I think you can see at this point why manufacturers aren't in a huge rush to slap a ton of USB type-c connectors on their motherboards. With a modern desktop there's already a ton of devices competing for limited CPU I/O bandwidth. Even without an extra USB controller added in it's already entirely feasible to come dangerously close to completely saturating all available bandwidth.
Isn't this glossing over that (when allocating 16 PCIe lanes to a GPU as per your example), most of the remaining I/O connectivity comes from the chipset, not directly from the CPU itself?
There'll still be bandwidth limitations, of course, as you'll only be able to max out the bandwidth of the link (which in this case is 4x PCIe 4.0 lanes), but this implies that it's not only okay but normal to implement designs that don't support maximum theoretical bandwidth being used by all available ports and so we don't need to allocate PCIe lanes <-> USB ports as stringently as your example calculations require.

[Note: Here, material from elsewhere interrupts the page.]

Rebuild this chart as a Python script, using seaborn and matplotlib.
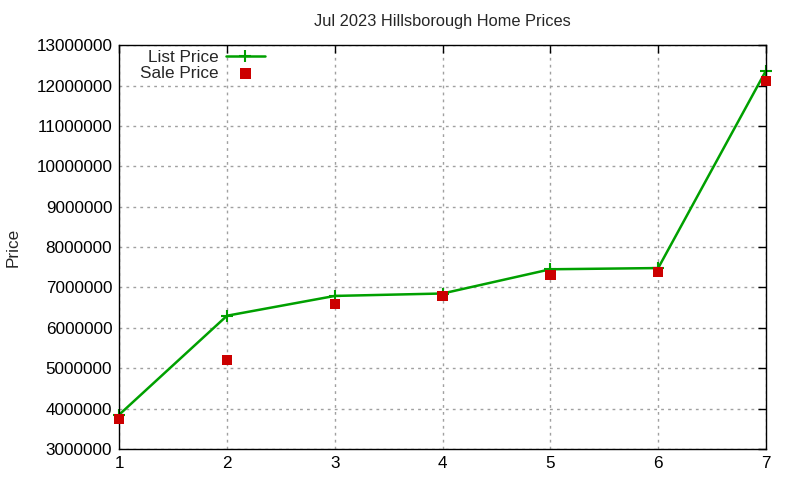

Note to other readers (I assume OP already knows): PCIe lane bandwidth doubles/halves when going up/down one generation respectively. So 4x PCIe 4.0 lanes are equivalent in maximum bandwidth to 2x PCIe 5.0 lanes, or 8x PCIe 3.0 lanes.
edit: clarified what I meant about the 16 "GPU-assigned" lanes.
Typically no, the top two PCIE x16 slots are normally directly to the CPU, though when both are plugged in they will drop down to both being x8 connectivity.
Any PCIE x4 or X1 are off the chipset, as well as some IO, and any third or fourth x16 slots.
So yes, motherboards typically do implement more IO connectivity than can be used simultaneously, though they will try to avoid disabling USB ports or dropping their speed since regular customers will not understand why.
I think the relevant part of my original comment might've been misunderstood -- I'll edit to clarify that but I'm already aware that the 16 "GPU-assigned" lanes are coming directly from the CPU (including when doing 2x8, if the board is designed in this way -- the GPU-assigned lanes aren't what I'm getting at here).
This doesn't really address what I was getting at though. The OP's point was basically "the reason there isn't more USB is because there's not enough bandwidth - here are the numbers". The missing bandwidth they're mentioning is correct, but the reality is that we already design boards with more ports than bandwidth - hence why it doesn't seem like a great answer despite being a helpful addition to the discussion.